His bond being only $15,000 is definitely a good sign, since it means that the police are actually (seemingly) keeping their word, since normally bail on a felony 2 would be around $25,000 at least.
Being on probation for the joint is really not a worry, he won't receive any additional time for that, since the the felony 2 is a much bigger deal. Technically, he could get 3 to 10 years for 2nd degree burglary, but due to his lack of criminal history, his age, and the police actually rewarding him for his honesty, I would think he'd get 3 at most, which could be 1 1/2.
Unless you think he has a chance at innocence too, it does make sense to keep him locked up to reflect on his misdeeds, and just because if he's going to have to go to jail anyway, he's getting credits against that time, so it's less time he'd have to spend in the future.
Hopefully though with his situation, the D.A. or judge could use his/her discretion to give him 4 years of probation as an alternative to jail.
Under Illinois law, Burglary is considered a Class 2 crime which is punishable from 3 to 7 years in jail.
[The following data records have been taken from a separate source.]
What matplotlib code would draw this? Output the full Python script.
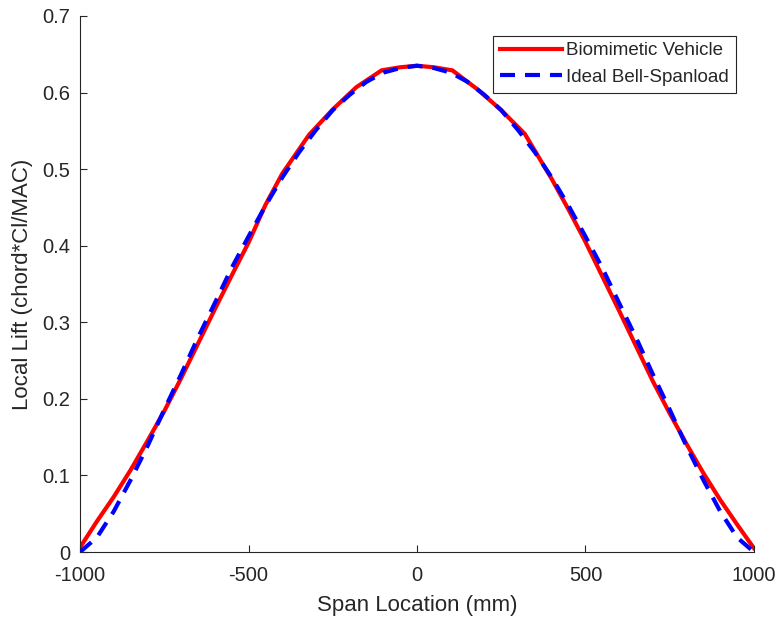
import matplotlib
matplotlib.use("Agg")
import matplotlib.pyplot as plt

plt.rcParams['font.family'] = ['Liberation Sans', 'DejaVu Sans']

# Biomimetic vehicle spanload
span_bio = [-1000, -950, -900, -850, -800, -750, -700, -650, -600, -550, -500, -450,
            -400, -320, -250, -180, -105, -50, 0, 50, 105, 180, 250, 320, 400, 450,
            500, 550, 600, 650, 700, 750, 800, 850, 900, 950, 1000]
lift_bio = [0.006, 0.040, 0.072, 0.107, 0.145, 0.184, 0.227, 0.272, 0.317, 0.361,
            0.404, 0.453, 0.494, 0.545, 0.578, 0.607, 0.629, 0.633, 0.635, 0.633,
            0.629, 0.604, 0.577, 0.546, 0.487, 0.447, 0.405, 0.360, 0.315, 0.269,
            0.223, 0.181, 0.141, 0.103, 0.068, 0.036, 0.005]

# Ideal bell spanload
span_bell = [-1000, -950, -900, -850, -800, -750, -700, -650, -600, -550, -500, -450,
             -400, -350, -300, -250, -200, -150, -100, -50, 0, 50, 100, 150, 200, 250,
             300, 350, 400, 450, 500, 550, 600, 650, 700, 750, 800, 850, 900, 950, 1000]
lift_bell = [0.000, 0.019, 0.053, 0.094, 0.138, 0.186, 0.232, 0.280, 0.325, 0.371,
             0.412, 0.452, 0.489, 0.522, 0.551, 0.577, 0.597, 0.614, 0.626, 0.632,
             0.635, 0.632, 0.626, 0.614, 0.597, 0.577, 0.551, 0.522, 0.489, 0.452,
             0.412, 0.371, 0.325, 0.280, 0.232, 0.186, 0.138, 0.094, 0.053, 0.019, 0.000]

xticks = [-1000, -500, 0, 500, 1000]
yticks = [0, 0.1, 0.2, 0.3, 0.4, 0.5, 0.6, 0.7]
ytick_labels = ['0', '0.1', '0.2', '0.3', '0.4', '0.5', '0.6', '0.7']

fig = plt.figure(figsize=(7.8, 6.19), dpi=100)
ax = fig.add_axes([0.1026, 0.1082, 0.864, 0.866])

ax.plot(span_bio, lift_bio, color='#ff0000', lw=3, label='Biomimetic Vehicle', zorder=2)
ax.plot(span_bell, lift_bell, color='#0000ff', lw=3, dashes=(3.6, 2.4),
        label='Ideal Bell-Spanload', zorder=3)

ax.set_xlim(-1000, 1000)
ax.set_ylim(0, 0.7)
ax.set_xticks(xticks)
ax.set_xticklabels([str(t) for t in xticks])
ax.set_yticks(yticks)
ax.set_yticklabels(ytick_labels)

for s in ['top', 'right']:
    ax.spines[s].set_visible(False)
for s in ['left', 'bottom']:
    ax.spines[s].set_color('#262626')
    ax.spines[s].set_linewidth(0.8)

ax.tick_params(direction='in', length=5, width=0.8, colors='#262626',
               labelsize=14.5)
ax.tick_params(axis='x', pad=10)
ax.tick_params(axis='y', pad=7)

ax.set_xlabel('Span Location (mm)', fontsize=16, color='#262626', labelpad=7)
ax.set_ylabel('Local Lift (chord*Cl/MAC)', fontsize=16, color='#262626', labelpad=7)

leg = ax.legend(loc='upper right', bbox_to_anchor=(0.973, 0.963), fontsize=13.5,
                handlelength=3.3, handletextpad=0.25, borderpad=0.35,
                labelspacing=0.5, fancybox=False, framealpha=1, borderaxespad=0)
leg.get_frame().set_edgecolor('#262626')
leg.get_frame().set_linewidth(0.8)
for t in leg.get_texts():
    t.set_color('#262626')

fig.savefig('out.png', dpi=100)
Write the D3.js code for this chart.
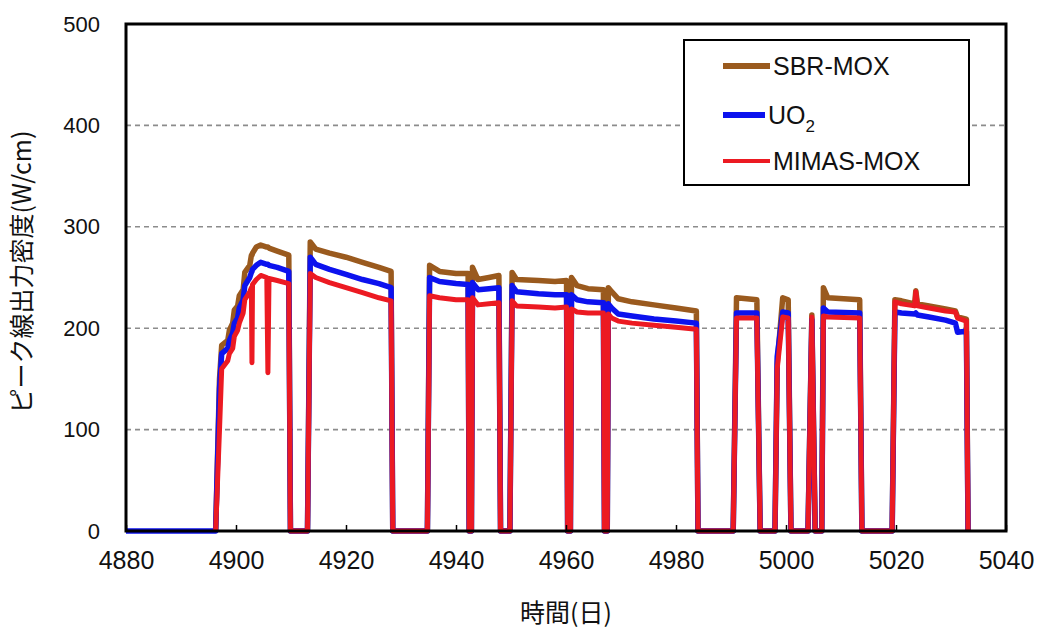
<!DOCTYPE html>
<html>
<head>
<meta charset="utf-8">
<script src="https://cdn.jsdelivr.net/npm/d3@7"></script>
<style>
  html, body { margin: 0; padding: 0; background: #fff; }
  svg { display: block; }
  text { font-family: "Liberation Sans", Arial, sans-serif; fill: #111; }
</style>
</head>
<body>
<svg id="chart" width="1044" height="632"></svg>
<script>
// ---- data ----
const seriesNames = ["SBR-MOX", "UO2", "MIMAS-MOX"];
const xTicks = [4880, 4900, 4920, 4940, 4960, 4980, 5000, 5020, 5040];
const yTicks = [0, 100, 200, 300, 400, 500];

const days = [
  4880, 4896.3,
  4897.0, 4897.4, 4898.5, 4898.8, 4899.4, 4899.7, 4900.3, 4900.6, 4901.3, 4901.6, 4902.5, 4902.8,
  4902.9, 4903.0, 4903.7, 4904.5, 4905.6, 4905.8, 4906.0, 4907.5, 4909.6, 4909.9,
  4913.0, 4913.5, 4914.5, 4917, 4920, 4923, 4926, 4928.2, 4928.5,
  4934.8, 4935.2, 4937, 4940, 4942.2, 4942.4, 4942.8, 4943.0, 4944, 4946, 4947.8, 4948.1,
  4949.8, 4950.2, 4951, 4955, 4958, 4960.1, 4960.3, 4960.8, 4961.0, 4962, 4964, 4966.8, 4967.0, 4967.5, 4967.7, 4968.3, 4969.5, 4972, 4976, 4980, 4983.7, 4984.0,
  4990.4, 4991.0, 4994.7, 4995.3, 4998.0, 4998.4, 4999.4, 5000.4, 5000.9,
  5004.0, 5004.7, 5005.3, 5006.5, 5006.8, 5007.6, 5013.4, 5013.8,
  5019.3, 5019.8, 5021, 5023.4, 5023.6, 5023.9, 5026, 5029, 5030.8, 5031.2, 5032.8, 5033.1
];

const sbrMox = [
  null, 0,
  150, 183, 188, 198, 205, 218, 222, 232, 238, 255, 262, 272,
  272, 274, 280, 282, 280, 280, 279, 276, 272, 0,
  0, 285, 278, 274, 270, 265, 260, 256, 0,
  0, 262, 256, 254, 254, 0, 0, 260, 248, 250, 252, 0,
  0, 255, 248, 247, 246, 247, 0, 0, 250, 242, 239, 238, 0, 0, 240, 236, 229, 226, 223, 220, 217, 0,
  0, 230, 228, 0, 0, 165, 230, 228, 0,
  0, 213, 0, 0, 240, 230, 228, 0,
  0, 228, 227, 224, 237, 224, 222, 219, 217, 211, 209, 0
];

const uo2 = [
  0, 0,
  140, 175, 180, 188, 195, 205, 210, 220, 228, 242, 250, 255,
  256, 258, 262, 265, 263, 263, 262, 260, 256, 0,
  0, 270, 263, 258, 253, 248, 244, 240, 0,
  0, 250, 246, 244, 243, 0, 0, 245, 238, 239, 240, 0,
  0, 242, 236, 234, 233, 233, 0, 0, 233, 228, 226, 225, 0, 0, 224, 220, 214, 212, 209, 207, 205, 0,
  0, 215, 215, 0, 0, 172, 216, 215, 0,
  0, 208, 0, 0, 220, 216, 215, 0,
  0, 216, 215, 214, 215, 213, 211, 208, 205, 196, 197, 0
];

const mimasMox = [
  null, 0,
  100, 160, 168, 175, 180, 192, 198, 205, 215, 228, 236, 240,
  166, 243, 248, 252, 250, 156, 249, 247, 244, 0,
  0, 254, 250, 245, 240, 235, 230, 227, 0,
  0, 232, 230, 228, 228, 0, 0, 230, 223, 224, 225, 0,
  0, 227, 222, 221, 220, 221, 0, 0, 219, 216, 215, 215, 0, 0, 214, 210, 207, 205, 203, 201, 199, 0,
  0, 210, 210, 0, 0, 160, 211, 210, 0,
  0, 211, 0, 0, 212, 211, 210, 0,
  0, 226, 224, 222, 236, 222, 220, 217, 216, 210, 207, 0
];

const seriesColors = ["#9a5a1e", "#0c12ee", "#ec1a22"];

// ---- drawing ----
const svg = d3.select("#chart");
const plotLeft = 126, plotRight = 1006, plotTop = 24, plotBottom = 531;

const x = d3.scaleLinear().domain([4880, 5040]).range([plotLeft, plotRight]);
const y = d3.scaleLinear().domain([0, 500]).range([plotBottom, plotTop]);

// grid lines
svg.append("g")
  .selectAll("line")
  .data(yTicks.filter(v => v > 0 && v < 500))
  .join("line")
  .attr("x1", plotLeft).attr("x2", plotRight)
  .attr("y1", d => y(d)).attr("y2", d => y(d))
  .attr("stroke", "#8c8c8c")
  .attr("stroke-width", 1.6)
  .attr("stroke-dasharray", "5,4");

// series
const valueArrays = [sbrMox, uo2, mimasMox];
const widths = [5.5, 5.5, 5];
const line = d3.line()
  .defined(d => d.v !== null)
  .x(d => x(d.t))
  .y(d => y(d.v));

valueArrays.forEach((arr, i) => {
  const pts = days.map((t, k) => ({ t: t, v: arr[k] }));
  svg.append("path")
    .datum(pts)
    .attr("d", line)
    .attr("fill", "none")
    .attr("stroke", seriesColors[i])
    .attr("stroke-width", widths[i])
    .attr("stroke-linejoin", "round");
});

// frame
svg.append("rect")
  .attr("x", plotLeft).attr("y", plotTop)
  .attr("width", plotRight - plotLeft).attr("height", plotBottom - plotTop)
  .attr("fill", "none")
  .attr("stroke", "#000")
  .attr("stroke-width", 3);

// x axis
const xAxis = svg.append("g")
  .attr("transform", `translate(0,${plotBottom})`)
  .call(d3.axisBottom(x).tickValues(xTicks).tickFormat(d3.format("d")).tickSize(-6).tickPadding(20));
xAxis.select(".domain").remove();
xAxis.selectAll(".tick line").attr("stroke", "#000").attr("stroke-width", 1.5);
xAxis.selectAll(".tick text")
  .style("font-family", "'Liberation Sans', Arial, sans-serif")
  .style("font-size", "25px")
  .attr("fill", "#111")
  .attr("dy", "0.71em");

// y axis
const yAxis = svg.append("g")
  .attr("transform", `translate(${plotLeft},0)`)
  .call(d3.axisLeft(y).tickValues(yTicks).tickFormat(d3.format("d")).tickSize(0).tickPadding(26));
yAxis.select(".domain").remove();
yAxis.selectAll(".tick text")
  .style("font-family", "'Liberation Sans', Arial, sans-serif")
  .style("font-size", "22px")
  .attr("fill", "#111");

// axis titles
svg.append("text")
  .attr("x", 566).attr("y", 622)
  .attr("text-anchor", "middle")
  .style("font-family", "'Noto Sans CJK JP', sans-serif")
  .style("font-size", "25px")
  .text("時間(日)");

svg.append("text")
  .attr("transform", "translate(31,272) rotate(-90)")
  .attr("text-anchor", "middle")
  .style("font-family", "'Noto Sans CJK JP', sans-serif")
  .style("font-size", "25px")
  .text("ピーク線出力密度(W/cm)");

// legend
const lg = svg.append("g");
lg.append("rect")
  .attr("x", 684).attr("y", 40).attr("width", 285).attr("height", 145)
  .attr("fill", "#fff").attr("stroke", "#000").attr("stroke-width", 2);
const legendY = [66, 115, 161];
const legendLineEnd = [770, 765, 770];
const legendW = [6, 6, 4];
seriesNames.forEach((name, i) => {
  lg.append("line")
    .attr("x1", 723).attr("x2", legendLineEnd[i])
    .attr("y1", legendY[i]).attr("y2", legendY[i])
    .attr("stroke", seriesColors[i]).attr("stroke-width", legendW[i]);
  const t = lg.append("text")
    .attr("x", legendLineEnd[i] + 3).attr("y", legendY[i] + 9)
    .style("font-size", "25px");
  if (name === "UO2") {
    t.append("tspan").text("UO");
    t.append("tspan").attr("dy", 8).style("font-size", "17px").text("2");
  } else {
    t.text(name);
  }
});
</script>
</body>
</html>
However, as an alternative to jail, up to 4 years of probation may be available if the defendant has not been convicted of a class 2 felony or greater within the previous 10 years.
Since your son hasn't been convicted of a felony ever (let alone the last ten years, he should hopefully be granted a light county sentence, maybe even credit for time served--and the probation, which should hopefully keep him on the straight and narrow from now on).